STORED DATA:
======
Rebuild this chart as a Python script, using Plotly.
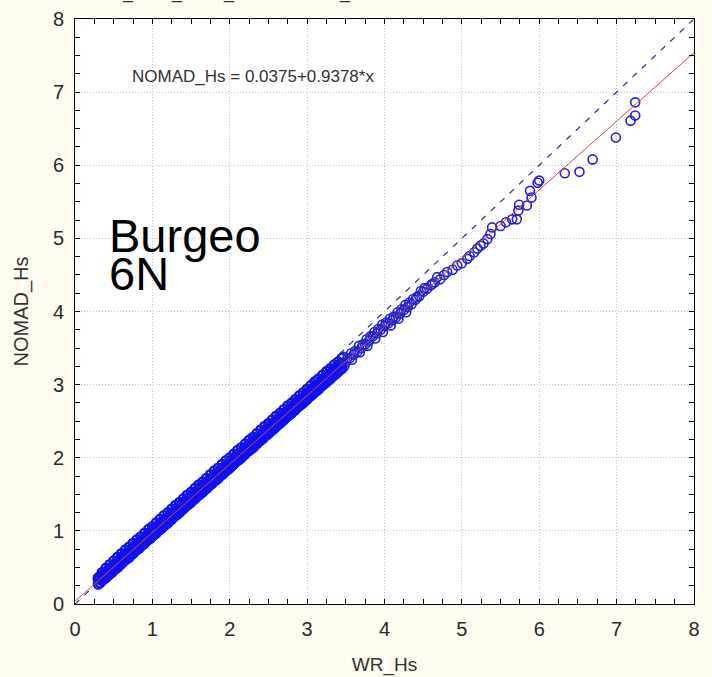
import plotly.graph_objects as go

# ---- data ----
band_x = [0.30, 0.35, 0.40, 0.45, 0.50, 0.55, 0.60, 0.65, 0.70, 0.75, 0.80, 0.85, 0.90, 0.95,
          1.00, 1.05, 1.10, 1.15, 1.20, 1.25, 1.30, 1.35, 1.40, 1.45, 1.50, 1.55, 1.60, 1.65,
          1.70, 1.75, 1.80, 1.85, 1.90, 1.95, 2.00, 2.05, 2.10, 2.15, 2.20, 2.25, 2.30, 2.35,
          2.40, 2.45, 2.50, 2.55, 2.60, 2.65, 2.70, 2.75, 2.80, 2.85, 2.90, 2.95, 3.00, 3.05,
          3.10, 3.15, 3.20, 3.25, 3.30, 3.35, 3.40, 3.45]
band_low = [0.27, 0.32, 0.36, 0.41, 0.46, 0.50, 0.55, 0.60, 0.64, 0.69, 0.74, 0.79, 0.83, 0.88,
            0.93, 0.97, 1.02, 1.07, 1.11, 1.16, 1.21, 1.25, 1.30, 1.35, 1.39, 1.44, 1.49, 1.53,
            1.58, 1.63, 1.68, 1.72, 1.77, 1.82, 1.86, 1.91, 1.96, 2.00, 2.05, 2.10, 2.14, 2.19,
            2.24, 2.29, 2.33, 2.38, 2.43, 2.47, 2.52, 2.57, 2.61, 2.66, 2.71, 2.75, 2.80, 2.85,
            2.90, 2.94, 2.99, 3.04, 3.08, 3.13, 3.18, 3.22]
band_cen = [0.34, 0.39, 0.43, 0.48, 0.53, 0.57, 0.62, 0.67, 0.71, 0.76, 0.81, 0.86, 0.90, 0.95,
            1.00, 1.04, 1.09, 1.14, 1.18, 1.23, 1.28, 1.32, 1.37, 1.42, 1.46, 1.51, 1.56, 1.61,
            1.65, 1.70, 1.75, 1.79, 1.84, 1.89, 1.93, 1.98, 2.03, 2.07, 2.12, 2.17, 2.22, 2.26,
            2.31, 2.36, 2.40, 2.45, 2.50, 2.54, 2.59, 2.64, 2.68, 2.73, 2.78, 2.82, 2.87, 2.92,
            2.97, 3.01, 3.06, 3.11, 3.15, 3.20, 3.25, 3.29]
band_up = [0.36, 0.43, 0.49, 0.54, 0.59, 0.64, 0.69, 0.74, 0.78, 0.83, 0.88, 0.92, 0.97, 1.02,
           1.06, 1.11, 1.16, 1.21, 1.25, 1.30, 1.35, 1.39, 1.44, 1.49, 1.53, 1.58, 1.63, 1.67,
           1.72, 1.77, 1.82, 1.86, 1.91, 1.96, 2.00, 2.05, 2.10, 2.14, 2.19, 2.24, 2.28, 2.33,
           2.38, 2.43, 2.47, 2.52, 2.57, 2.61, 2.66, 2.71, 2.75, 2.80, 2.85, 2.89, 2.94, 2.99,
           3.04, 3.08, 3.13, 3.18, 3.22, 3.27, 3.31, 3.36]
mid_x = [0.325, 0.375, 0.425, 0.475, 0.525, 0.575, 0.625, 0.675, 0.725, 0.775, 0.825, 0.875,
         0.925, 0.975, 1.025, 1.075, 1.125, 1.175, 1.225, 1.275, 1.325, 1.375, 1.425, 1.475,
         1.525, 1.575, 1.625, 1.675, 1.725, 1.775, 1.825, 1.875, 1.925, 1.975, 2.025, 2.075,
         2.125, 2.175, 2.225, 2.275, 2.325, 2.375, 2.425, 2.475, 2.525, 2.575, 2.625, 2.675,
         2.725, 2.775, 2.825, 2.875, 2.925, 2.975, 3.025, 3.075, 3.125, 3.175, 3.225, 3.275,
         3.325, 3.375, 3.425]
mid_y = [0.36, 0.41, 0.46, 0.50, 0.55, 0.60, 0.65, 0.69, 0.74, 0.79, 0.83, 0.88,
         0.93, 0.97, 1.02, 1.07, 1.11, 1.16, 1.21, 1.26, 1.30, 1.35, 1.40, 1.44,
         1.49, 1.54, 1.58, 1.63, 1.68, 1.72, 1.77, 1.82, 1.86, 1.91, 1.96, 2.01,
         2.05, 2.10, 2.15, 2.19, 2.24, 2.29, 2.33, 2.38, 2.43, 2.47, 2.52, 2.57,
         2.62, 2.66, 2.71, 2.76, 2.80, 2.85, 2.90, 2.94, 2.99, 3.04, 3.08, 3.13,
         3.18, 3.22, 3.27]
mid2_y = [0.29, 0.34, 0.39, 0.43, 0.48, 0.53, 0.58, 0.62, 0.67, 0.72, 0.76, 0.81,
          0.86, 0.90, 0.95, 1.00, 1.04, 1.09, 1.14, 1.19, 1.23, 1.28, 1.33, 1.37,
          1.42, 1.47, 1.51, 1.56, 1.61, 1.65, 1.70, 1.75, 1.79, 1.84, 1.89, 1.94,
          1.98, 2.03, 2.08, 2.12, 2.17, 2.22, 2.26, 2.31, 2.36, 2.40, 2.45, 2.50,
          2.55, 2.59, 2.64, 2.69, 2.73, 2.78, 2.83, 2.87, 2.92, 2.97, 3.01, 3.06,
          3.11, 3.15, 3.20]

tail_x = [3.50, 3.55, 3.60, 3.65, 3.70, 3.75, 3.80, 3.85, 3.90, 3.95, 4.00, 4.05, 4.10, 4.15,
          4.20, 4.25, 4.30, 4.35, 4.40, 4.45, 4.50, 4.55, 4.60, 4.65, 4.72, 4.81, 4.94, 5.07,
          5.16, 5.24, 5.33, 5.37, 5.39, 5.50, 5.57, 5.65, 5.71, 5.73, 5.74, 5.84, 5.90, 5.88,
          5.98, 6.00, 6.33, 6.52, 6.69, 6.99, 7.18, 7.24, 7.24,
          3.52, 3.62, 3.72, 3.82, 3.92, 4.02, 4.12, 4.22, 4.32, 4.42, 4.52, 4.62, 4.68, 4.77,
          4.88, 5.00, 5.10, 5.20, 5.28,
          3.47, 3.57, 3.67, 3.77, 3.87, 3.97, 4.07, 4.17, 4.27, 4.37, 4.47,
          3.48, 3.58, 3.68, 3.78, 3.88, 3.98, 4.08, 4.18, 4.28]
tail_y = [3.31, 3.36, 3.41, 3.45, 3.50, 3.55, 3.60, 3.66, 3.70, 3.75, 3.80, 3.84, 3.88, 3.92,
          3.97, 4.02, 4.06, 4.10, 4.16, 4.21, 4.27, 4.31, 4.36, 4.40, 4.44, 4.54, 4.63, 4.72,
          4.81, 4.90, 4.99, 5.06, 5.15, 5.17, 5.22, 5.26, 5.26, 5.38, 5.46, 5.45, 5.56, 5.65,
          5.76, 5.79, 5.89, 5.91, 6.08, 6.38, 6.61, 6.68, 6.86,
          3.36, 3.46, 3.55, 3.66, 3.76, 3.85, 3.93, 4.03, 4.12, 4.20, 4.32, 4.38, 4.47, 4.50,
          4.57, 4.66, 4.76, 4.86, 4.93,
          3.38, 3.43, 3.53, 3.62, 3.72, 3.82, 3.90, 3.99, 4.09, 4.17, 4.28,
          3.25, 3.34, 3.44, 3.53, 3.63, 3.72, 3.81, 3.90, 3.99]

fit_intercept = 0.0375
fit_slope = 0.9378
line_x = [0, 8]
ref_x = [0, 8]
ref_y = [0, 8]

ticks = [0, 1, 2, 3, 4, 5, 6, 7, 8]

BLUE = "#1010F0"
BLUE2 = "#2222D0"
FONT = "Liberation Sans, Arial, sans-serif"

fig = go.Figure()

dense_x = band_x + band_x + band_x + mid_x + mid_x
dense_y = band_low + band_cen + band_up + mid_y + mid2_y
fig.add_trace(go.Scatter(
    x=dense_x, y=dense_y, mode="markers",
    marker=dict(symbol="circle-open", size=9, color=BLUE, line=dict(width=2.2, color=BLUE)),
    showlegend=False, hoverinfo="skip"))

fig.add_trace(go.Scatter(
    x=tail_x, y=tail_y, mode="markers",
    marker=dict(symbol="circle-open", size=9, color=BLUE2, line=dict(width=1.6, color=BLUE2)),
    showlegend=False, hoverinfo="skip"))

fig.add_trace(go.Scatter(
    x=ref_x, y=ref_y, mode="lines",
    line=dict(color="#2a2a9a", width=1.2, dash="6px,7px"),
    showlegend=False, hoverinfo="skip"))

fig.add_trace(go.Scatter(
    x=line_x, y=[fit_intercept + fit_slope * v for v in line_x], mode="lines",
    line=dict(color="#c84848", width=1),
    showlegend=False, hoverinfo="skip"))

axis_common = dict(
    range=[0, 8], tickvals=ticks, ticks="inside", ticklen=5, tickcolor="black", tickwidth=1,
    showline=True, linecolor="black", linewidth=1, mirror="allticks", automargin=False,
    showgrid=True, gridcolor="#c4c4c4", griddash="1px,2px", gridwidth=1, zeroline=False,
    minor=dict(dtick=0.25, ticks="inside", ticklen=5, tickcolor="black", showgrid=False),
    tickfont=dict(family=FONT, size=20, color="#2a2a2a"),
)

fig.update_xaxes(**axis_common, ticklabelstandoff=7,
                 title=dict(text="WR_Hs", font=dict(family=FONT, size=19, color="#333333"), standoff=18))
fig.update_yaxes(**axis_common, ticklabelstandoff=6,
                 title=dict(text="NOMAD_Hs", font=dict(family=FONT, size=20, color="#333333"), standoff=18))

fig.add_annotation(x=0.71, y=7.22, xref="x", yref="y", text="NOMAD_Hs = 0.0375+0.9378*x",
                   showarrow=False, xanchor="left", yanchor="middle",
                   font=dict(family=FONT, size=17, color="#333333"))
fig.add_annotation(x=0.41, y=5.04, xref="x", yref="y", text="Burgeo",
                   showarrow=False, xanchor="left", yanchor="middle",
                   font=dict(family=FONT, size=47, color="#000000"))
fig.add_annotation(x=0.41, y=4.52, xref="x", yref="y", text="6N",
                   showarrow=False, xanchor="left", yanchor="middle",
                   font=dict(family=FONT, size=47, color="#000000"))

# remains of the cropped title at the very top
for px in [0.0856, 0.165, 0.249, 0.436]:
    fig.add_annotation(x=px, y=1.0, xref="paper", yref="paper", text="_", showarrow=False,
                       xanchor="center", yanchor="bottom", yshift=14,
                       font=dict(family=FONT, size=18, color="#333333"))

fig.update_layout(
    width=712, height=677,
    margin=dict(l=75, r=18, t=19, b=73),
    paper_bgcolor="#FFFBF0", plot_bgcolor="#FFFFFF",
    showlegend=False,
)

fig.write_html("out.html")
======
YOUR OBJECTIVE: Make an exact copy of the lines from the top of the material through the line with "import plotly.graph_objects as go", pictures excluded.

WRITTEN REPLY:
Rebuild this chart as a Python script, using Plotly.
import plotly.graph_objects as go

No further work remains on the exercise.